Wie bereits erwähnt soll dieser neue Kampfpanzer die Zeit bis zur Einführung des deutsch-französischen Main Ground Combat System (MGCS) überbrücken – ein Ansatz, der angesichts der wechselvollen Geschichte gemeinsamer Panzerprojekte zwischen Deutschland und Frankreich als notwendig erscheint. Frühere Vorhaben wie der „Standardpanzer“ (Leopard 1) und das „Kampfpanzer 90“-Programm scheiterten an unterschiedlichen rüstungspolitischen Vorstellungen und taktischen Anforderungen, sodass beide schließlich in nationalen Lösungen endeten. Zudem haben knappe Haushaltsmittel in der Vergangenheit oft dazu geführt, dass ursprünglich als Zwischenlösungen geplante Systeme zur Dauerlösung wurden. Beispielhaft sei hier an die Beschaffung des Phantom-Kampfflugzeuges erinnert.

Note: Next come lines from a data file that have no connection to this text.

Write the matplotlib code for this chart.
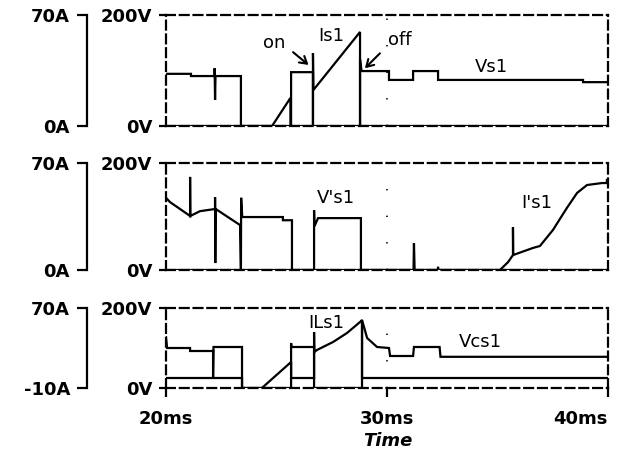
import matplotlib
matplotlib.use("Agg")
import matplotlib.pyplot as plt

W, H = 622, 455

# ---- Panel 1: switch S1 voltage and current ----
vs1_t = [20.0, 21.13, 21.13, 22.20, 22.20, 22.22, 22.24, 23.39, 23.39, 25.66, 25.66, 26.65,
         26.65, 28.78, 28.78, 28.85, 30.09, 30.09, 31.18, 31.18, 32.31, 32.31, 38.87, 38.87, 40.0]
vs1_v = [94, 94, 90, 90, 104, 47, 90, 90, 0, 0, 97, 97,
         0, 0, 120, 99, 99, 83, 83, 99, 99, 83, 83, 79, 79]

is1_t = [20.0, 24.80, 25.63, 25.63, 26.65, 26.65, 26.67, 28.78, 28.78, 40.0]
is1_a = [0, 0, 17.7, 0, 0, 46, 22.7, 59.3, 0, 0]

# ---- Panel 2: auxiliary switch voltage and current ----
vps1_t = [20.0, 20.18, 21.09, 21.09, 21.10, 21.54, 22.22, 22.22, 22.23, 22.25, 23.35, 23.39,
          23.40, 23.45, 25.29, 25.29, 25.70, 25.70, 26.70, 26.70, 26.72, 26.88, 28.82, 28.82,
          31.20, 31.22, 31.25, 32.30, 32.31, 32.32, 40.0]
vps1_v = [135, 127, 101, 174, 101, 110, 114, 136, 13, 114, 84, 0,
          135, 99, 99, 93, 93, 0, 0, 112, 82, 97, 97, 0,
          0, 50, 0, 0, 6, 0, 0]

ips1_t = [20.0, 35.11, 35.48, 35.70, 35.70, 35.71, 36.60, 36.92, 37.51, 38.14, 38.60, 39.05,
          39.73, 39.95, 39.95, 40.0]
ips1_a = [0, 0, 5.2, 9.8, 28, 9.8, 14.4, 15.7, 26.2, 40.6, 50.4, 55.6,
          56.9, 56.9, 58.9, 58.9]

# ---- Panel 3: snubber capacitor voltage and inductor current ----
vcs1_t = [20.0, 20.05, 21.09, 21.09, 22.13, 22.13, 22.15, 23.44, 23.44, 25.66, 25.66, 25.68,
          26.70, 26.70, 28.87, 28.87, 29.10, 29.55, 30.09, 30.14, 31.18, 31.22, 32.38, 32.42, 40.0]
vcs1_v = [127, 100, 100, 92.5, 92.5, 25, 102.5, 102.5, 0, 0, 112.5, 102.5,
          102.5, 0, 0, 170, 125, 102.5, 100, 80, 80, 102.5, 102.5, 78, 78]

ils1_t = [20.0, 23.44, 23.44, 24.34, 25.66, 25.66, 26.70, 26.70, 26.71, 26.83, 27.56, 28.19,
          28.78, 28.87, 28.87, 40.0]
ils1_a = [0, 0, -10, -10, 16, 0, 0, 46, 26, 28, 36, 45,
          56, 58, 0, 0]

time_ticks = [20, 30, 40]
time_labels = ["20ms", "30ms", "40ms"]

LW = 1.6
DASH = (0, (4, 2.2))
TICKFONT = dict(family="DejaVu Sans", weight="bold", size=13)
NOTEFONT = dict(family="DejaVu Sans", size=13)

fig = plt.figure(figsize=(W / 100, H / 100), dpi=100)


def make_panel(top_px, bot_px, i_low, i_low_label, show_time):
    ax = fig.add_axes([166 / W, 1 - bot_px / H, (608 - 166) / W, (bot_px - top_px) / H])
    ax.set_xlim(20, 40)
    ax.set_ylim(0, 200)
    for s in ["top", "left", "right", "bottom"]:
        ax.spines[s].set_linestyle(DASH)
        ax.spines[s].set_linewidth(LW)
    ax.set_yticks([0, 200])
    ax.set_yticklabels(["0V", "200V"], fontdict=TICKFONT)
    ax.tick_params(axis="y", direction="out", length=5, width=LW, pad=5)
    if show_time:
        ax.set_xticks(time_ticks)
        ax.set_xticklabels(time_labels, fontdict=TICKFONT)
        ax.tick_params(axis="x", direction="out", length=6.5, width=LW, pad=9)
        ax.get_xticklabels()[-1].set_horizontalalignment("right")
    else:
        ax.set_xticks([])
    ax.axvline(30, color="k", lw=1.3, linestyle=(0, (0.7, 14)), zorder=1)

    axi = ax.twinx()
    axi.set_ylim(i_low, 70)
    axi.yaxis.tick_left()
    for s in ["top", "right", "bottom"]:
        axi.spines[s].set_visible(False)
    axi.spines["left"].set_visible(True)
    axi.spines["left"].set_position(("outward", 57))
    axi.spines["left"].set_linewidth(LW)
    axi.set_yticks([i_low, 70])
    axi.set_yticklabels([i_low_label, "70A"], fontdict=TICKFONT)
    axi.tick_params(axis="y", direction="out", length=7.2, width=LW, pad=5,
                    left=True, labelleft=True, right=False, labelright=False)
    return ax, axi


trace = dict(color="k", lw=LW, solid_joinstyle="miter", clip_on=True)
arrow = dict(arrowstyle="->,head_length=0.5,head_width=0.3", lw=1.5, color="k",
             shrinkA=0, shrinkB=0)

# Panel 1
ax1, ai1 = make_panel(15, 126, 0, "0A", False)
ax1.plot(vs1_t, vs1_v, **trace)
ai1.plot(is1_t, is1_a, **trace)
ax1.text(24.89, 150, "on", ha="center", va="center", **NOTEFONT)
ax1.annotate("", xy=(26.45, 110), xytext=(25.75, 133), arrowprops=arrow)
ax1.text(27.47, 162, "Is1", ha="center", va="center", **NOTEFONT)
ax1.text(30.59, 155, "off", ha="center", va="center", **NOTEFONT)
ax1.annotate("", xy=(29.0, 104), xytext=(29.68, 131), arrowprops=arrow)
ax1.text(34.71, 106, "Vs1", ha="center", va="center", **NOTEFONT)

# Panel 2
ax2, ai2 = make_panel(163, 270, 0, "0A", False)
ax2.plot(vps1_t, vps1_v, **trace)
ai2.plot(ips1_t, ips1_a, **trace)
ax2.text(27.69, 135, "V's1", ha="center", va="center", **NOTEFONT)
ax2.text(36.79, 125, "I's1", ha="center", va="center", **NOTEFONT)

# Panel 3
ax3, ai3 = make_panel(308, 388, -10, "-10A", True)
ax3.plot(vcs1_t, vcs1_v, **trace)
ai3.plot(ils1_t, ils1_a, **trace)
ax3.text(27.24, 162, "ILs1", ha="center", va="center", **NOTEFONT)
ax3.text(34.21, 115, "Vcs1", ha="center", va="center", **NOTEFONT)

fig.text(388 / W, 1 - 441 / H, "Time", ha="center", va="center",
         family="DejaVu Sans", weight="bold", style="italic", size=13)

fig.savefig("out.png", dpi=100)
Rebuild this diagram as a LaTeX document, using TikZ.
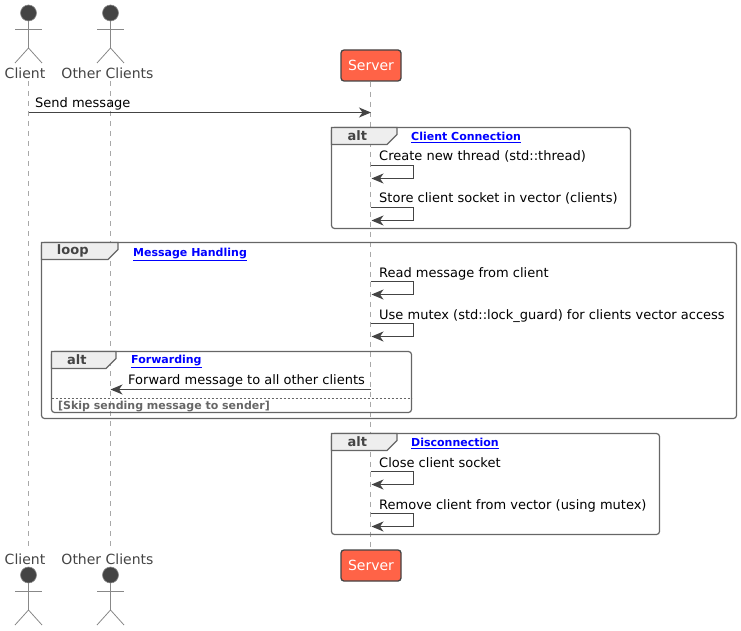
\documentclass[tikz,border=0pt]{standalone}
\usepackage{fontspec}
\setmainfont{DejaVu Sans}
\usetikzlibrary{arrows.meta}
\definecolor{inkgrey}{HTML}{444444}
\definecolor{framegrey}{HTML}{666666}
\definecolor{tabgrey}{HTML}{EEEEEE}
\definecolor{serverred}{HTML}{FF6347}
\definecolor{lifegrey}{HTML}{A8A8A8}
\definecolor{stickgrey}{HTML}{888888}
\tikzset{
    msg/.style={anchor=base west, inner sep=0pt, font=\fontsize{13}{13}\selectfont, text=black},
    arrowline/.style={draw=inkgrey, line width=1pt, -{Stealth[length=12pt,width=10pt,inset=3.5pt]}},
    lifeline/.style={draw=lifegrey, line width=.8pt, dash pattern=on 5pt off 5pt},
    actorname/.style={inner sep=0pt, text=inkgrey, font=\fontsize{14}{14}\selectfont},
    serverbox/.style={draw=inkgrey, line width=1.3pt, fill=serverred, rounded corners=3pt, text=white,
        minimum width=60pt, minimum height=31pt, inner sep=0pt, font=\fontsize{14}{14}\selectfont},
    framebox/.style={draw=framegrey, line width=1.2pt, rounded corners=3pt},
    tabshape/.style={draw=framegrey, line width=1.2pt, fill=tabgrey},
    tabname/.style={inner sep=0pt, text=inkgrey, font=\fontsize{13}{13}\selectfont\bfseries},
    linkname/.style={anchor=base west, inner sep=0pt, text=blue, font=\fontsize{11}{11}\selectfont\bfseries},
    guardname/.style={anchor=base west, inner sep=0pt, text=framegrey, font=\fontsize{11}{11}\selectfont\bfseries},
}
\begin{document}
\begin{tikzpicture}[x=1pt, y=-1pt]
    \useasboundingbox (0, 0) rectangle (741, 631);

    % heads and feet of the lifelines
    \node[actorname] (clientTop) at (25, 73) {Client};
    \node[actorname] (clientBottom) at (25, 559) {Client};
    \node[actorname] (otherTop) at (107.5, 73) {Other Clients};
    \node[actorname] (otherBottom) at (107.5, 559) {Other Clients};
    \node[serverbox] (serverTop) at (371, 65.5) {Server};
    \node[serverbox] (serverBottom) at (371, 565.5) {Server};

    \coordinate (clientA) at (28.5, 81);
    \coordinate (clientB) at (28.5, 547);
    \coordinate (otherA) at (110.5, 81);
    \coordinate (otherB) at (110.5, 547);
    \draw[lifeline] (clientA) -- (clientB);
    \draw[lifeline] (otherA) -- (otherB);
    \draw[lifeline] (serverTop.south -| 370.5, 0) -- (serverBottom.north -| 370.5, 0);

    % stick figures
    \foreach \x/\y in {28.5/13, 110.5/13, 28.5/575, 110.5/575} {
        \filldraw[draw=stickgrey, fill=inkgrey, line width=.6pt] (\x, \y) circle (8);
        \draw[stickgrey, line width=.8pt] (\x, \y + 8) -- (\x, \y + 35);
        \draw[stickgrey, line width=.8pt] (\x - 13.5, \y + 16) -- (\x + 13.5, \y + 16);
        \draw[stickgrey, line width=.8pt] (\x - 13.5, \y + 50) -- (\x, \y + 35) -- (\x + 13.5, \y + 50);
    };

    % frames
    \foreach \l/\t/\r/\b/\tabr/\word in {
        331.5/127.5/630.5/228.5/397/alt,
        41.5/242.5/736.5/418.5/118/loop,
        51.5/351.5/411.5/412.5/116/alt,
        331.5/433.5/659.5/534.5/397/alt} {
        \draw[framebox] (\l, \t) rectangle (\r, \b);
        \filldraw[tabshape] (\l, \t) -- (\tabr, \t) -- (\tabr, \t + 7) -- (\tabr - 10, \t + 17) -- (\l, \t + 17) -- cycle;
        \node[tabname] at ({(\l + \tabr - 14) / 2}, \t + 8) {\word};
    };
    \node[linkname] (linkConnect) at (411, 140.5) {\underline{Client Connection}};
    \node[linkname] (linkHandling) at (133, 256.5) {\underline{Message Handling}};
    \node[linkname] (linkForward) at (131, 363.5) {\underline{Forwarding}};
    \node[linkname] (linkDisconnect) at (411, 446.5) {\underline{Disconnection}};

    % messages between participants
    \coordinate (sendA) at (28.5, 112.5);
    \coordinate (sendB) at (371, 112.5);
    \draw[arrowline] (sendA) -- (sendB);
    \node[msg] (sendText) at (35, 107.5) {Send message};

    \coordinate (fwdA) at (370.5, 389.5);
    \coordinate (fwdB) at (110.5, 389.5);
    \draw[arrowline] (fwdA) -- (fwdB);
    \node[msg] (fwdText) at (128, 384) {Forward message to all other clients};

    \draw[framegrey, line width=.7pt, dash pattern=on 2pt off 2pt] (51.5, 398.5) -- (411.5, 398.5);
    \node[guardname] (guardText) at (58, 409) {[Skip sending message to sender]};

    % messages of the server to itself
    \foreach \y/\words in {
        165.5/Create new thread (std::thread),
        207.5/Store client socket in vector (clients),
        281.5/Read message from client,
        323.5/Use mutex (std::lock\_guard) for clients vector access,
        471.5/Close client socket,
        513.5/Remove client from vector (using mutex)} {
        \coordinate (selfA) at (370.5, \y);
        \coordinate (selfB) at (371.5, \y + 13);
        \draw[arrowline] (selfA) -- (413.5, \y) -- (413.5, \y + 13) -- (selfB);
        \node[msg] at (379, \y - 4.5) {\words};
    };
\end{tikzpicture}
\end{document}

Obwohl die Geschichte sich nicht zwangsläufig wiederholen muss, bestehen Zweifel am erfolgreichen Abschluss des dritten Anlaufs einer deutsch-französischen Panzerentwicklung. Viele Stimmen aus Politik, Streitkräften und Beschaffungsorganisationen äußern Skepsis gegenüber dem MGCS-Vorhaben, das vor allem auf höchster politischer Ebene vorangetrieben wird – weniger aus Überzeugung vom Projekterfolg, sondern aus Sorge, das ohnehin angespannte Verhältnis zu Frankreich nicht weiter zu belasten.